Hargreave Hale is one of the UK's leading independent investment
and wealth management businesses, providing discretionary
investment management and stockbroking services to more than 14,000
private clients, intermediaries, corporations and charities. With a
history that dates back to 1897, the firm has maintained an
unwavering commitment to offering the highest standard of
investment management and advice centred on the principles of
accessibility, technical excellence and integrity. Hargreave Hale
operates a leading custody and settlement function and has a
nationwide presence in the UK with nine offices located in
Bangor, Blackpool, Carlisle, Lancaster, London, Norwich, Nottingham, Worcester and York.
Both Canaccord Genuity Wealth Management in the UK &
Europe and Hargreave Hale have
developed highly complementary, client-centric business models,
encompassing discretionary portfolio management, advisory and
execution-only stockbroking services, with CGWM (UK) also offering
wealth planning. There is a strong geographic fit between the two
businesses, with Hargreave Hale further strengthening CGWM (UK)'s
London presence and adding its
regional office network to expand CGWM (UK)'s footprint within the
UK.
The transaction also advances CGWM (UK)'s strategic ambition of
developing a leading first-class fund management business, by
combining its existing operation with the fund management business
of Hargreave Hale. Widely recognised as one of the UK leaders in
small- and mid-cap fund management, Hargreave Hale has an
exceptional track record of delivering top-quartile investment
performance. Giles Hargreave and the
wider fund management team will remain with the business and are
committed to growing this business within CGWM (UK).

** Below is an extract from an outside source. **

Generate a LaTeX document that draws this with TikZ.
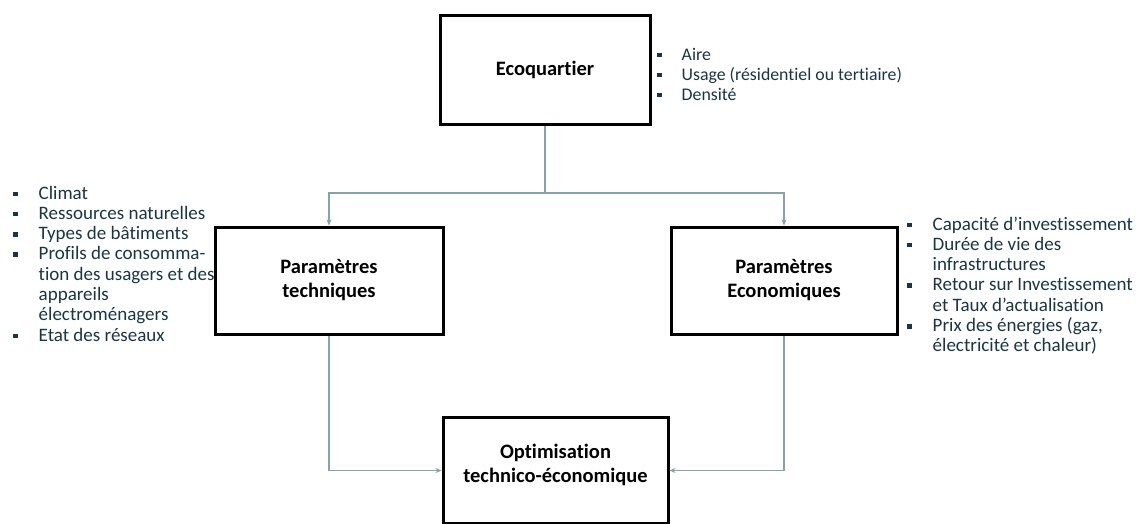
\documentclass[tikz,border=0pt]{standalone}
\usepackage{fontspec}
\setmainfont{Carlito}[Ligatures=NoCommon]
\usetikzlibrary{arrows.meta}
\definecolor{linkc}{HTML}{86A3AC}
\definecolor{listc}{HTML}{1A3644}
\newcommand{\bul}{\raisebox{3pt}{\rule{4.5pt}{4.5pt}}}
\tikzset{
  stagebox/.style={draw=black, line width=3pt, fill=white, inner sep=0pt, font=\fontsize{20.5}{24}\selectfont\bfseries, align=center},
  stagetext/.style={inner sep=0pt, font=\fontsize{20.5}{24}\selectfont\bfseries, align=center},
  link/.style={draw=linkc, line width=1.6pt, -{Stealth[length=6pt,width=5pt,fill=black]}},
  plainlink/.style={draw=linkc, line width=1.6pt},
  listnode/.style={anchor=base west, inner sep=0pt, text=listc, font=\fontsize{19}{20.3}\selectfont, align=left}
}
\begin{document}
\begin{tikzpicture}[x=1pt,y=-1pt]
\useasboundingbox[fill=white] (0,0) rectangle (1140,523);
% lists
\node[listnode, font=\fontsize{17.8}{20}\selectfont] (ecolist) at (657,60) {\begin{tabular}[t]{@{}l@{\hspace{20pt}}l@{}}
\bul & Aire\\ \bul & Usage (résidentiel ou tertiaire)\\ \bul & Densité\end{tabular}};
\node[listnode] (techlist) at (13,199) {\begin{tabular}[t]{@{}l@{\hspace{21pt}}l@{}}
\bul & Climat\\ \bul & Ressources naturelles\\ \bul & Types de bâtiments\\ \bul & Profils de consomma-\\
 & tion des usagers et des\\ & appareils\\ & électroménagers\\ \bul & Etat des réseaux\end{tabular}};
\node[listnode] (ecolist2) at (907,230) {\begin{tabular}[t]{@{}l@{\hspace{21pt}}l@{}}
\bul & Capacité d’investissement\\ \bul & Durée de vie des\\ & infrastructures\\ \bul & Retour sur Investissement\\
 & et Taux d’actualisation\\ \bul & Prix des énergies (gaz,\\ & électricité et chaleur)\end{tabular}};
% boxes
\node[stagebox, minimum width=210pt, minimum height=109pt] (eco) at (545,69.5) {Ecoquartier};
\node[stagebox, minimum width=228pt, minimum height=107pt] (tech) at (329,280.5) {Paramètres\\techniques};
\node[stagebox, minimum width=226pt, minimum height=107pt] (econ) at (784,280.5) {Paramètres\\Economiques};
\node[stagebox, minimum width=225pt, minimum height=106pt] (opt) at (555.5,470.5) {};
\node[stagetext] (optlabel) at (555.5,465) {Optimisation\\technico-économique};
% connectors
\coordinate (split) at (eco.south |- 0,193);
\draw[plainlink] (eco.south) -- (split);
\draw[link] (split) -| (tech.north);
\draw[link] (split) -| (econ.north);
\draw[link] (tech.south) |- (opt.west);
\draw[link] (econ.south) |- (opt.east);
\end{tikzpicture}
\end{document}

The senior management of Hargreave Hale will continue to have
significant involvement and influence, holding key leadership roles
within the enlarged group and will be responsible for driving the
growth and development of the investment and wealth management
business.
"We are delighted to announce the acquisition of Hargreave Hale,
which wholly supports our ambitious growth plans for Canaccord
Genuity Wealth Management in the UK and Europe," said David
Esfandi, CEO of Canaccord Genuity Wealth Management in the
UK & Europe. "The strategic
rationale for this acquisition is underpinned by it being
complementary rather than duplicative. We are committed to
investing in and accelerating the growth of Hargreave Hale's fund
management and private client wealth management operations for the
benefit of the clients, staff and shareholders of both firms."
Mr. Esfandi continued: "I have been extremely impressed by the
quality and calibre of our new partners at Hargreave Hale, whose
breadth and depth of talent and expertise will be available to our
clients. Together, as one of the leading UK wealth management
businesses, we will be particularly well placed to respond to the
ever-challenging wealth management environment including an
increasingly demanding and more discerning client base."
Commenting on the transaction, Giles
Hargreave, Chairman of Hargreave Hale said: "With its
similar business model, shared culture and common values, Canaccord
Genuity Wealth Management in the UK represents the ideal partner to
continue the successful growth and development of our business.
Along with our senior management team, I look forward to working
with our new colleagues as we continue to deliver excellent
investment and wealth management services for our clients."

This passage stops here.